**EXERCISE REQUIREMENTS**
Write out the listing from the line with "Give me the Bokeh source for this chart." to the line with "series = [cpd30, cpd25, cpd20, cpd18, cpd15, cpd10]", both lines included, exactly and nothing beyond. Leave pictures out.

Figure scripts
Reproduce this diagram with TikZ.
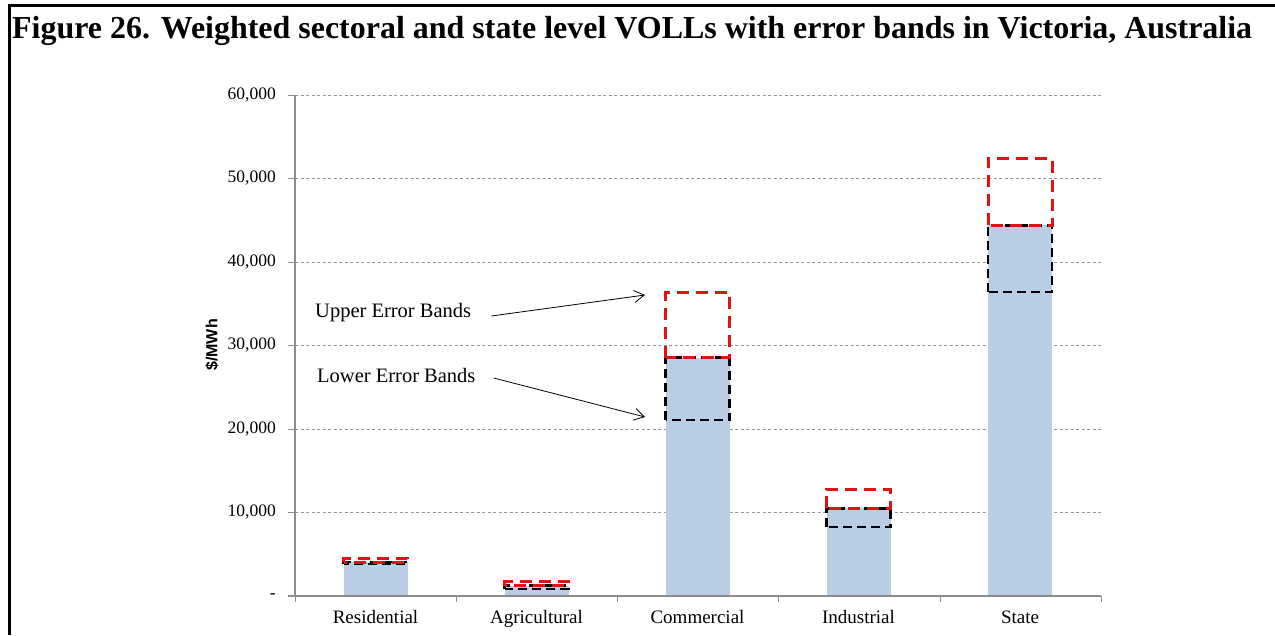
\documentclass[tikz,border=0pt]{standalone}
\usepackage{fontspec}
\setmainfont{Liberation Serif}
\newfontfamily\labsans{Liberation Sans}
\usetikzlibrary{arrows.meta}
\definecolor{barblue}{RGB}{185,205,228}
\definecolor{bandred}{RGB}{222,20,20}
\definecolor{gridgray}{RGB}{150,150,150}
\definecolor{axisgray}{RGB}{140,140,140}
\begin{document}
\begin{tikzpicture}[x=1pt,y=1pt,
  grid line/.style={gridgray, line width=0.8pt, dash pattern=on 3pt off 2.5pt},
  axis line/.style={axisgray, line width=1.3pt},
  barfill/.style={fill=barblue},
  upper band/.style={draw=bandred, line width=3pt, dash pattern=on 12pt off 7pt},
  lower band/.style={draw=black, line width=2.5pt, dash pattern=on 9pt off 5pt},
  ticklab/.style={anchor=east, font=\fontsize{17.5}{17.5}\selectfont, inner sep=0},
  catlab/.style={anchor=base, font=\fontsize{19}{19}\selectfont, inner sep=0},
  note/.style={font=\fontsize{20.5}{20.5}\selectfont, anchor=west, inner sep=0},
  pointer/.style={-{Straight Barb[length=10pt,width=12pt]}, line width=0.8pt}
]
\useasboundingbox (0,0) rectangle (1275,635);
% frame
\draw[line width=3pt, line join=miter] (9,0) -- (9,629) -- (1275,629);
% title
\node[anchor=west, inner sep=0] (title) at (12,604)
  {\resizebox{1240pt}{!}{\bfseries\fontsize{30}{30}\selectfont Figure 26. Weighted sectoral and state level VOLLs with error bands in Victoria, Australia}};
% y label
\node[rotate=90, inner sep=0, font=\labsans\bfseries\fontsize{16}{16}\selectfont] (ylab) at (212,290) {\$/MWh};
\begin{scope}[shift={(0,39)}, y=8.35pt]
  % grid
  \foreach \v in {10,20,30,40,50,60} {
    \draw[grid line] (295,\v) -- (1101,\v);
    \draw[axisgray, line width=0.8pt] (288,\v) -- (295,\v);
  }
  \foreach \v/\t in {60/{60,000},50/{50,000},40/{40,000},30/{30,000},20/{20,000},10/{10,000}}
    \node[ticklab] (yt\v) at (276,\v) {\t};
  \node[ticklab] (yt0) at (276,0) {-};
  % bars
  \foreach \c/\b/\lo/\up in {375.5/4.05/3.85/4.55, 536.5/1.25/0.85/1.70, 697.5/28.55/21.05/36.3, 858.5/10.5/8.25/12.8, 1020/44.4/36.4/52.4} {
    \fill[barfill] (\c-32,0) rectangle (\c+32,\b);
    \draw[lower band] (\c-32,\lo) rectangle (\c+32,\b);
    \draw[upper band] (\c-32,\b) rectangle (\c+32,\up);
  }
  % axes
  \draw[axis line] (295,0) -- (295,60);
  \draw[axis line] (288,0) -- (1101,0);
  \foreach \x in {295,456,617,778,940,1101}
    \draw[axisgray, line width=0.8pt] (\x,0) -- ++(0pt,-6pt);
\end{scope}
% category labels
\foreach \c/\n in {375.5/Residential, 536.5/Agricultural, 697.5/Commercial, 858.5/Industrial, 1020/State}
  \node[catlab] (cat\n) at (\c,12) {\n};
% annotations
\node[note] (upper) at (315,322) {Upper Error Bands};
\node[note] (lower) at (317,260) {Lower Error Bands};
\coordinate (uptip) at (645,340);
\coordinate (lowtip) at (645,218);
\draw[pointer] ([xshift=20pt,yshift=-3pt]upper.east) -- (uptip);
\draw[pointer] ([xshift=18pt,yshift=-3pt]lower.east) -- (lowtip);
\end{tikzpicture}
\end{document}
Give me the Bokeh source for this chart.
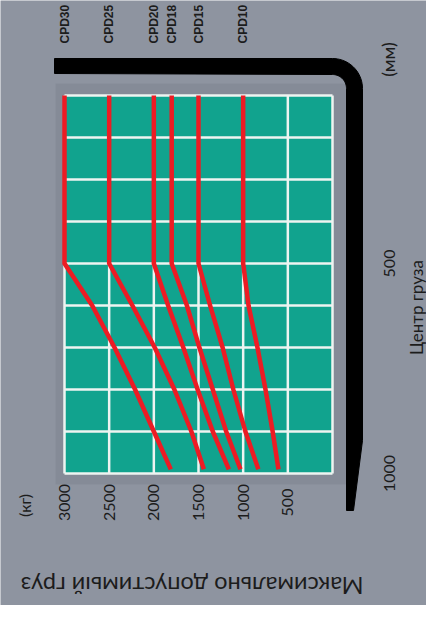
import numpy as np
from bokeh.plotting import figure
from bokeh.models import Range1d
from bokeh.core.properties import value
from bokeh.embed import file_html
from bokeh.resources import INLINE

# ---------------- data ----------------
models = ["CPD30", "CPD25", "CPD20", "CPD18", "CPD15", "CPD10"]
load_center = [100, 500, 600, 700, 800, 900, 990]          # mm
cpd30 = [3000, 3000, 2690, 2440, 2210, 2000, 1810]          # kg
cpd25 = [2500, 2500, 2240, 1990, 1770, 1580, 1440]
cpd20 = [2000, 2000, 1840, 1670, 1510, 1340, 1160]
cpd18 = [1800, 1800, 1630, 1490, 1340, 1190, 1030]
cpd15 = [1500, 1500, 1370, 1230, 1110, 975, 830]
cpd10 = [1000, 1000, 940, 840, 750, 670, 605]
series = [cpd30, cpd25, cpd20, cpd18, cpd15, cpd10]

cap_ticks = [3000, 2500, 2000, 1500, 1000, 500]
cap_tick_labels = ["3000", "2500", "2000", "1500", "1000", "500"]
lc_ticks = [500, 1000]
lc_tick_labels = ["500", "1000"]
cap_grid = [3000, 2500, 2000, 1500, 1000, 500, 0]
lc_grid = [100, 200, 300, 400, 500, 600, 700, 800, 900, 1000]

cap_unit = "(кг)"
lc_unit = "(мм)"
cap_title = "Максимально допустимый груз"
lc_title = "Центр груза"

# ------------- layout helpers (picture pixel -> data) -------------
def dx(X):
    return 3000 - (X - 64) * 3000 / 268.0

def dy(Y):
    return 100 + (Y - 95) * 900 / 378.0

W, H = 426, 605
BG = "#8e94a0"
TXT = "#1c1c1c"
FONT = value("Lato")

p = figure(width=W, height=H, output_backend="svg", toolbar_location=None,
           x_range=Range1d(dx(0), dx(W)), y_range=Range1d(dy(H), dy(0)),
           x_axis_location=None, y_axis_location=None, min_border=0)
p.grid.visible = False
p.outline_line_color = None
p.background_fill_color = BG
p.border_fill_color = BG

# panel behind the grid
p.quad(left=[dx(55)], right=[dx(347)], top=[dy(83)], bottom=[dy(484)],
       fill_color="#858b97", line_color=None)

# black L-shaped mast
R_out, R_in = 30, 14
cx, cy = 332, 88
t = np.linspace(np.pi / 2, 0, 20)
outer = [(54, 58)] + [(cx + R_out * np.cos(a), cy - R_out * np.sin(a)) for a in t] + [(362, 440), (353, 510)]
inner = [(346, 510)] + [(cx + R_in * np.cos(a), cy - R_in * np.sin(a)) for a in t[::-1]] + [(54, 73)]
poly = outer + inner
p.patch(x=[dx(a) for a, b in poly], y=[dy(b) for a, b in poly],
        fill_color="#000000", line_color="#000000", line_width=1)

# teal grid area
p.quad(left=[cap_grid[-1]], right=[cap_grid[0]], top=[lc_grid[0]], bottom=[lc_grid[-1]],
       fill_color="#11a38e", line_color=None)
p.segment(x0=cap_grid, x1=cap_grid, y0=[lc_grid[0]] * len(cap_grid), y1=[lc_grid[-1]] * len(cap_grid),
          line_color="#eef4f1", line_width=2.5)
p.segment(x0=[cap_grid[0]] * len(lc_grid), x1=[cap_grid[-1]] * len(lc_grid), y0=lc_grid, y1=lc_grid,
          line_color="#eef4f1", line_width=2.5)

# capacity curves
for s in series:
    p.line(x=s, y=load_center, line_color="#ec1c24", line_width=4.5, line_join="round")

# model labels (top)
p.text(x=[s[0] for s in series], y=[dy(43)] * len(series), text=models, angle=np.pi / 2,
       text_align="left", text_baseline="middle", text_font=value("Liberation Sans"),
       text_font_style="bold", text_font_size="12px", text_color=TXT)

# capacity tick labels
p.text(x=cap_ticks, y=[dy(502)] * len(cap_ticks), text=cap_tick_labels, angle=np.pi / 2,
       text_align="center", text_baseline="middle", text_font=FONT, text_font_size="16px",
       text_color=TXT)
p.text(x=[dx(24)], y=[dy(505)], text=[cap_unit], angle=np.pi / 2,
       text_align="center", text_baseline="middle", text_font=FONT, text_font_size="16px",
       text_color=TXT)

# load-centre tick labels
p.text(x=[dx(389)] * len(lc_ticks), y=lc_ticks, text=lc_tick_labels, angle=np.pi / 2,
       text_align="center", text_baseline="middle", text_font=FONT, text_font_size="16px",
       text_color=TXT)
p.text(x=[dx(387)], y=[dy(59)], text=[lc_unit], angle=np.pi / 2,
       text_align="center", text_baseline="middle", text_font=FONT, text_font_size="18px",
       text_color=TXT)

# axis titles
p.text(x=[dx(416)], y=[dy(307)], text=[lc_title], angle=np.pi / 2,
       text_align="center", text_baseline="middle", text_font=FONT, text_font_size="17px",
       text_color=TXT)
p.text(x=[dx(363)], y=[dy(585)], text=[cap_title], angle=np.pi,
       text_align="left", text_baseline="middle", text_font=FONT, text_font_size="23.5px",
       text_color=TXT)

open("out.html", "w").write(file_html(p, INLINE))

**FINISHED ANSWER**
Give me the Bokeh source for this chart.
import numpy as np
from bokeh.plotting import figure
from bokeh.models import Range1d
from bokeh.core.properties import value
from bokeh.embed import file_html
from bokeh.resources import INLINE

# ---------------- data ----------------
models = ["CPD30", "CPD25", "CPD20", "CPD18", "CPD15", "CPD10"]
load_center = [100, 500, 600, 700, 800, 900, 990]          # mm
cpd30 = [3000, 3000, 2690, 2440, 2210, 2000, 1810]          # kg
cpd25 = [2500, 2500, 2240, 1990, 1770, 1580, 1440]
cpd20 = [2000, 2000, 1840, 1670, 1510, 1340, 1160]
cpd18 = [1800, 1800, 1630, 1490, 1340, 1190, 1030]
cpd15 = [1500, 1500, 1370, 1230, 1110, 975, 830]
cpd10 = [1000, 1000, 940, 840, 750, 670, 605]
series = [cpd30, cpd25, cpd20, cpd18, cpd15, cpd10]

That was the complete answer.